The Detling site is also going through a massive change, with aspirations to becoming a centre of excellence for equine via partnership with Hadlow College, and a 2012 training camp.
“By bringing Hadlow into the County Show, we create a legacy – we are doing something that for 30 weeks of the year will be used as a higher education campus for Hadlow College, and when it’s not being used, those building can be rented out for other events, such as the pony club camps, or carriage riding. The County Show will also have lovely new buildings to operate out of.”
Great expectations
But, warns George: “We can’t just expect people in Kent to buy local if it’s not very nice, and if they think that French cheese is better than mine, they’ll quite rightly buy the French one. So that makes me stand up and say, right, I’m jolly well going to make a nice cheese!

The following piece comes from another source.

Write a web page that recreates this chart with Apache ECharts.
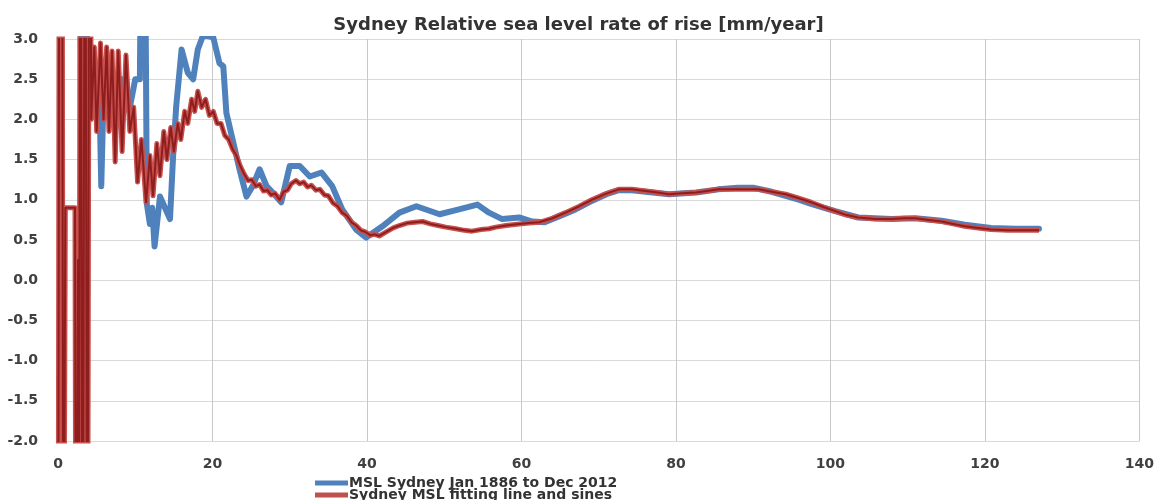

“We’ve had to change, we’ve had to pick ourselves up and say, right guys, we’ve got to get better at what we’re doing and reconnect with the public, and I think that’s why organisations like Produced in Kent are so important, because one way a farmer can re-connect, if he doesn’t want to do it through mediums such as the public and the press, is through Produced in Kent.
“It’s all about re-engaging and survival and I think Kent’s worth hanging on to. Agriculture is the backbone to the county and we have a beautiful county here. Our motto is Invicta, which means unconquered, so let’s hold our heads up high – let’s be good at something and when we’re good, let’s shout about it.”